- [Set problem]: Would you repeat the listing exactly but omit every picture?

━━━ Input data ━━━

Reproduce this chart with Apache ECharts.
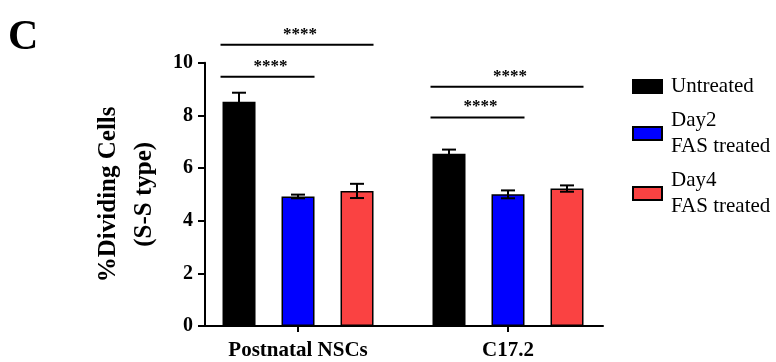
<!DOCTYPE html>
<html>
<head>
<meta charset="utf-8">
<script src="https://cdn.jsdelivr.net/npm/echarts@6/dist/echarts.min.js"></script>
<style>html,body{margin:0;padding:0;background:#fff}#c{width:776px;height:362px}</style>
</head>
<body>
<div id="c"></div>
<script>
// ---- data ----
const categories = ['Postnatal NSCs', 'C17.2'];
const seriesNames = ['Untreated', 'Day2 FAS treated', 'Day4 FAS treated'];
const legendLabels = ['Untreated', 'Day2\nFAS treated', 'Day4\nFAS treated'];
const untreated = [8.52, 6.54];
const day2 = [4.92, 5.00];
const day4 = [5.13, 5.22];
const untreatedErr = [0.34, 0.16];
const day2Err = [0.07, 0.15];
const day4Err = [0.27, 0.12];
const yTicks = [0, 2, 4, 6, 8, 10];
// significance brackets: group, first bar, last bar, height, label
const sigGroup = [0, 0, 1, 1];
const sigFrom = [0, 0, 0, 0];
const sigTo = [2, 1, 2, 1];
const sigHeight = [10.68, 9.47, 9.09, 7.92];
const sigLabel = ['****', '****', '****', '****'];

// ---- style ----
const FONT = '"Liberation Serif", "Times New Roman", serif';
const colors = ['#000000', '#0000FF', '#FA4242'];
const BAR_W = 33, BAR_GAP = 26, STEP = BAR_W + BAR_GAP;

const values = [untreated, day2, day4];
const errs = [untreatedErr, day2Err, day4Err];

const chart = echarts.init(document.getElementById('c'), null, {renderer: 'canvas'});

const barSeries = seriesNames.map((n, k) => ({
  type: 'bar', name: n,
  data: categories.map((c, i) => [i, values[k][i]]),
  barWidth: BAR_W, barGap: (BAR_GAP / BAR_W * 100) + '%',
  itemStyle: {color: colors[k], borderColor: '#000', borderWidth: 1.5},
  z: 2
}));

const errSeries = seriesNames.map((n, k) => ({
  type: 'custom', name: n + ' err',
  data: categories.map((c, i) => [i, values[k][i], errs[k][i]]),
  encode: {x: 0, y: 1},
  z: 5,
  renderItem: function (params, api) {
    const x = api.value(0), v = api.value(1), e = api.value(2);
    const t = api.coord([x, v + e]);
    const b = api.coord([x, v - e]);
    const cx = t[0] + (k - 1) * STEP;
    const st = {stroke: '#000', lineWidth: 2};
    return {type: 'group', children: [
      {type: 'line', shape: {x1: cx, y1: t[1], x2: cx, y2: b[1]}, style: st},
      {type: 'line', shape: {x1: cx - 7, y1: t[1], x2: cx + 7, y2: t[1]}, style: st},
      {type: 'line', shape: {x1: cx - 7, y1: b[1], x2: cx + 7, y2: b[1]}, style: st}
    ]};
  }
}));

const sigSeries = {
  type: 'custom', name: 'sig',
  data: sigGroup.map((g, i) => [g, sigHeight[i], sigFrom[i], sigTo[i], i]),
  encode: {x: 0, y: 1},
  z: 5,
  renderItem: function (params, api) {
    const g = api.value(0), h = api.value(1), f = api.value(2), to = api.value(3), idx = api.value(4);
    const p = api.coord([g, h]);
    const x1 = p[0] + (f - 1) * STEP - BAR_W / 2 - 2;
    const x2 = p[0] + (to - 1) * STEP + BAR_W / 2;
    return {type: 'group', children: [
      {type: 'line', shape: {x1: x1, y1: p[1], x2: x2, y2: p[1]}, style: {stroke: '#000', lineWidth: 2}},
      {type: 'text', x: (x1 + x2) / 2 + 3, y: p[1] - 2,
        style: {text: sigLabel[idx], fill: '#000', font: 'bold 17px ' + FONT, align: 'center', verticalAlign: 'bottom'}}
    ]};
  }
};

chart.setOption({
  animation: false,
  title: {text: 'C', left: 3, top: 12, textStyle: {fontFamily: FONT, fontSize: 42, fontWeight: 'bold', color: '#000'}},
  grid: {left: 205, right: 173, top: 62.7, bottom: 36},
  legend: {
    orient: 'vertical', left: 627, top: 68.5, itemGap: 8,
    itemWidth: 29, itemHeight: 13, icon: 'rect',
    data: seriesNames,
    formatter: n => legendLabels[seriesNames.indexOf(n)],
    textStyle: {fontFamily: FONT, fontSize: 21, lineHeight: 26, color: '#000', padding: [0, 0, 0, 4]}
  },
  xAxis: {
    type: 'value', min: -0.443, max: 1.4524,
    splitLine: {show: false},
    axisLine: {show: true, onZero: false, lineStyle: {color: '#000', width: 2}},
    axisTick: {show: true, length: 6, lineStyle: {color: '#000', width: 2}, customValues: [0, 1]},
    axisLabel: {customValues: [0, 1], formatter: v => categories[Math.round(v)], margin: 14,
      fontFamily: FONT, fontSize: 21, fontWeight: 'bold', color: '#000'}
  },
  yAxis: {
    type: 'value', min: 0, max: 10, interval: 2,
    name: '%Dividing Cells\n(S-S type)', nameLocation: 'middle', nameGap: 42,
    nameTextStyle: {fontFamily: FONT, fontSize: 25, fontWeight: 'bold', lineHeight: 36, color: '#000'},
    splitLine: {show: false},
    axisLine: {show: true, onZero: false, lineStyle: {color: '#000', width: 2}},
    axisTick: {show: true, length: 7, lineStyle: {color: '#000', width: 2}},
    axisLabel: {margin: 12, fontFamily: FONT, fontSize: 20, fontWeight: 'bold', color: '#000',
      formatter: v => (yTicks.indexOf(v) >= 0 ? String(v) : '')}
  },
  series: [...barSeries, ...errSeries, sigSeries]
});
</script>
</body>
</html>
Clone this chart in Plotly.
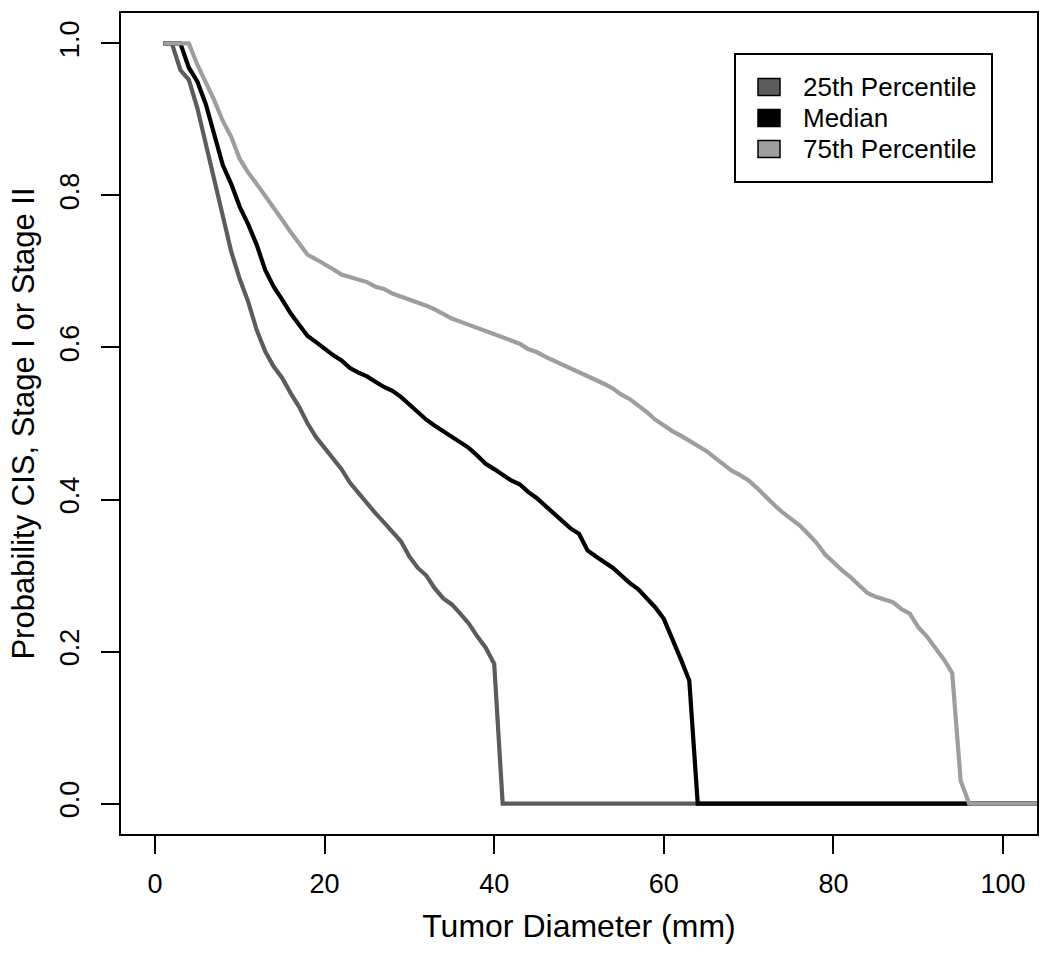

━━━

- [Task solution]:
Reproduce this chart with Apache ECharts.
<!DOCTYPE html>
<html>
<head>
<meta charset="utf-8">
<script src="https://cdn.jsdelivr.net/npm/echarts@6/dist/echarts.min.js"></script>
<style>html,body{margin:0;padding:0;background:#fff}#c{width:776px;height:362px}</style>
</head>
<body>
<div id="c"></div>
<script>
// ---- data ----
const categories = ['Postnatal NSCs', 'C17.2'];
const seriesNames = ['Untreated', 'Day2 FAS treated', 'Day4 FAS treated'];
const legendLabels = ['Untreated', 'Day2\nFAS treated', 'Day4\nFAS treated'];
const untreated = [8.52, 6.54];
const day2 = [4.92, 5.00];
const day4 = [5.13, 5.22];
const untreatedErr = [0.34, 0.16];
const day2Err = [0.07, 0.15];
const day4Err = [0.27, 0.12];
const yTicks = [0, 2, 4, 6, 8, 10];
// significance brackets: group, first bar, last bar, height, label
const sigGroup = [0, 0, 1, 1];
const sigFrom = [0, 0, 0, 0];
const sigTo = [2, 1, 2, 1];
const sigHeight = [10.68, 9.47, 9.09, 7.92];
const sigLabel = ['****', '****', '****', '****'];

// ---- style ----
const FONT = '"Liberation Serif", "Times New Roman", serif';
const colors = ['#000000', '#0000FF', '#FA4242'];
const BAR_W = 33, BAR_GAP = 26, STEP = BAR_W + BAR_GAP;

const values = [untreated, day2, day4];
const errs = [untreatedErr, day2Err, day4Err];

const chart = echarts.init(document.getElementById('c'), null, {renderer: 'canvas'});

const barSeries = seriesNames.map((n, k) => ({
  type: 'bar', name: n,
  data: categories.map((c, i) => [i, values[k][i]]),
  barWidth: BAR_W, barGap: (BAR_GAP / BAR_W * 100) + '%',
  itemStyle: {color: colors[k], borderColor: '#000', borderWidth: 1.5},
  z: 2
}));

const errSeries = seriesNames.map((n, k) => ({
  type: 'custom', name: n + ' err',
  data: categories.map((c, i) => [i, values[k][i], errs[k][i]]),
  encode: {x: 0, y: 1},
  z: 5,
  renderItem: function (params, api) {
    const x = api.value(0), v = api.value(1), e = api.value(2);
    const t = api.coord([x, v + e]);
    const b = api.coord([x, v - e]);
    const cx = t[0] + (k - 1) * STEP;
    const st = {stroke: '#000', lineWidth: 2};
    return {type: 'group', children: [
      {type: 'line', shape: {x1: cx, y1: t[1], x2: cx, y2: b[1]}, style: st},
      {type: 'line', shape: {x1: cx - 7, y1: t[1], x2: cx + 7, y2: t[1]}, style: st},
      {type: 'line', shape: {x1: cx - 7, y1: b[1], x2: cx + 7, y2: b[1]}, style: st}
    ]};
  }
}));

const sigSeries = {
  type: 'custom', name: 'sig',
  data: sigGroup.map((g, i) => [g, sigHeight[i], sigFrom[i], sigTo[i], i]),
  encode: {x: 0, y: 1},
  z: 5,
  renderItem: function (params, api) {
    const g = api.value(0), h = api.value(1), f = api.value(2), to = api.value(3), idx = api.value(4);
    const p = api.coord([g, h]);
    const x1 = p[0] + (f - 1) * STEP - BAR_W / 2 - 2;
    const x2 = p[0] + (to - 1) * STEP + BAR_W / 2;
    return {type: 'group', children: [
      {type: 'line', shape: {x1: x1, y1: p[1], x2: x2, y2: p[1]}, style: {stroke: '#000', lineWidth: 2}},
      {type: 'text', x: (x1 + x2) / 2 + 3, y: p[1] - 2,
        style: {text: sigLabel[idx], fill: '#000', font: 'bold 17px ' + FONT, align: 'center', verticalAlign: 'bottom'}}
    ]};
  }
};

chart.setOption({
  animation: false,
  title: {text: 'C', left: 3, top: 12, textStyle: {fontFamily: FONT, fontSize: 42, fontWeight: 'bold', color: '#000'}},
  grid: {left: 205, right: 173, top: 62.7, bottom: 36},
  legend: {
    orient: 'vertical', left: 627, top: 68.5, itemGap: 8,
    itemWidth: 29, itemHeight: 13, icon: 'rect',
    data: seriesNames,
    formatter: n => legendLabels[seriesNames.indexOf(n)],
    textStyle: {fontFamily: FONT, fontSize: 21, lineHeight: 26, color: '#000', padding: [0, 0, 0, 4]}
  },
  xAxis: {
    type: 'value', min: -0.443, max: 1.4524,
    splitLine: {show: false},
    axisLine: {show: true, onZero: false, lineStyle: {color: '#000', width: 2}},
    axisTick: {show: true, length: 6, lineStyle: {color: '#000', width: 2}, customValues: [0, 1]},
    axisLabel: {customValues: [0, 1], formatter: v => categories[Math.round(v)], margin: 14,
      fontFamily: FONT, fontSize: 21, fontWeight: 'bold', color: '#000'}
  },
  yAxis: {
    type: 'value', min: 0, max: 10, interval: 2,
    name: '%Dividing Cells\n(S-S type)', nameLocation: 'middle', nameGap: 42,
    nameTextStyle: {fontFamily: FONT, fontSize: 25, fontWeight: 'bold', lineHeight: 36, color: '#000'},
    splitLine: {show: false},
    axisLine: {show: true, onZero: false, lineStyle: {color: '#000', width: 2}},
    axisTick: {show: true, length: 7, lineStyle: {color: '#000', width: 2}},
    axisLabel: {margin: 12, fontFamily: FONT, fontSize: 20, fontWeight: 'bold', color: '#000',
      formatter: v => (yTicks.indexOf(v) >= 0 ? String(v) : '')}
  },
  series: [...barSeries, ...errSeries, sigSeries]
});
</script>
</body>
</html>
Clone this chart in Plotly.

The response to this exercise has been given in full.